Binary Patching tools (mspatcha, mspatchc)

Microsoft has some great binary patching tools. In my simple tests they're over twice as size efficient as zip files, and in some cases 10x more efficient.

It took me about 2 hours of searching around to find them, so I wanted to pass it on. I started off with diff/patch, but they didn't handle binary files well. I searched around and found various commercial tools. Eventually I stumbled across "Binary Delta Compression" and found these guys.

Background:
It's called the Delta Compression API, and it specifically uses knowledge of PE files to improve the compression techniques. It's part of the windows installer technologies.

Windows has 2 key dlls here:

  • mspatchc.dll - creates a patch (delta) file. This dll is in the Platform SDK .
  • mspatcha.dll - applies a patch (delta) file. This is in the system32 directory.

These dlls both expose APIs which are declared in patchapi.h and documented in the Delta Compression API on msdn.

The Platform SDK  includes very convenient command line tools (apatch.exe, mpatch.exe) to use the APIs.

Patching has some advantages:
- smaller than releasing the new dll.
- the patch is only useful if the audience has the original dll. So you can freely release the patch without worry about piracy.

Summary:
1. Download the Platform SDK. That will pull down mspatchc.dll, and also has some great sample tools in " C:\Program Files\Microsoft Platform SDK\Samples\SysMgmt\Msi\Patching"
2. The diff tool is mpatch.exe ("make patch", the thing that makes the patch file).

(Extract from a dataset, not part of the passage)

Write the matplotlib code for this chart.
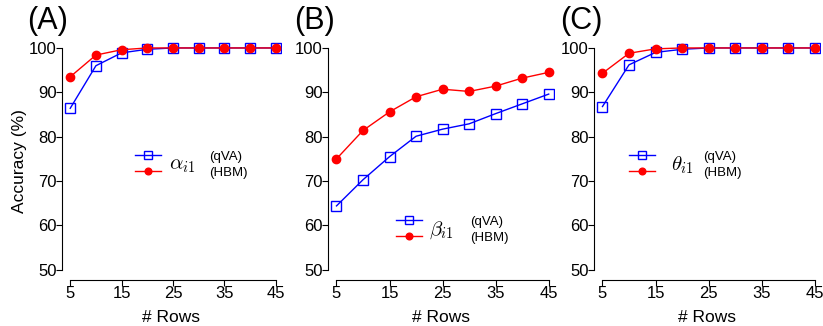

The apply tool is apatch.exe ("apply patch").

Synatx for mpatch is "old_file new_file patch_file".
Syntax for apatch is "patchfile old_file new_file"

Demo 1: Major upgrade:

Let's say I want to make a patch to upgrade mscordbi.dll from V1.1 to V2.0. V1.1 mscordbi.dll was 233,472 bytes, and V2.0 was 288,768 bytes.  So that 55k of new code in V2 (we added about 50 new interface methods, including Edit and Continue).

I run:

    mpatch c:\WINDOWS\Microsoft.NET\Framework\v1.1.4322\mscordbi.dll c:\WINDOWS\Microsoft.NET\Framework\v2.0.50727\mscordbi.dll dbi_patch

That produces a file, dbi_patch, which is 119,468 bytes. That's only 40% of the V2 file size. The zipped size of the V2 mscordbi.dll is 152k, so the patch is significantly smaller. And that has to deal with have 50k of new code (40% of the patch file size). Note that the patch file has very high entropy and so it won't compress well at all.

Now let's reaply the patch. We'll build a dummy dll, d2.dll, and then compare that to the V2 mscordbi.dll to ensure they're exactly the same.

 C:\temp\diff>apatch dbi_patch c:\WINDOWS\Microsoft.NET\Framework\v1.1.4322\mscordbi.dll d2.dll

APATCH 5.1.2600.0 Patch Application Utility
Copyright (c) Microsoft Corporation. All rights reserved.

100.0% complete

OK
 C:\temp\diff>fc /b d2.dll c:\WINDOWS\Microsoft.NET\Framework\v2.0.50727\mscordbi.dll
Comparing files d2.dll and C:\WINDOWS\MICROSOFT.NET\FRAMEWORK\V2.0.50727\MSCORDBI.DLL
FC: no differences encountered

Demo 2: Minor upgrade

Patching is ideal when there are just minor updates, such as for a service pack.  When I make the patch between V1.0  mscordbi (221,184 bytes) and V1.1 mscordbi (233,472 bytes), the patch size is 43,166 bytes, which is 18% of the the new file size. I've played around with some other cases where the compression is ~10%, so your scenarios may hit a jackpot.

V1.1 mscordbi zips to 110k, so the patch is still < 40% of the compressed new file size.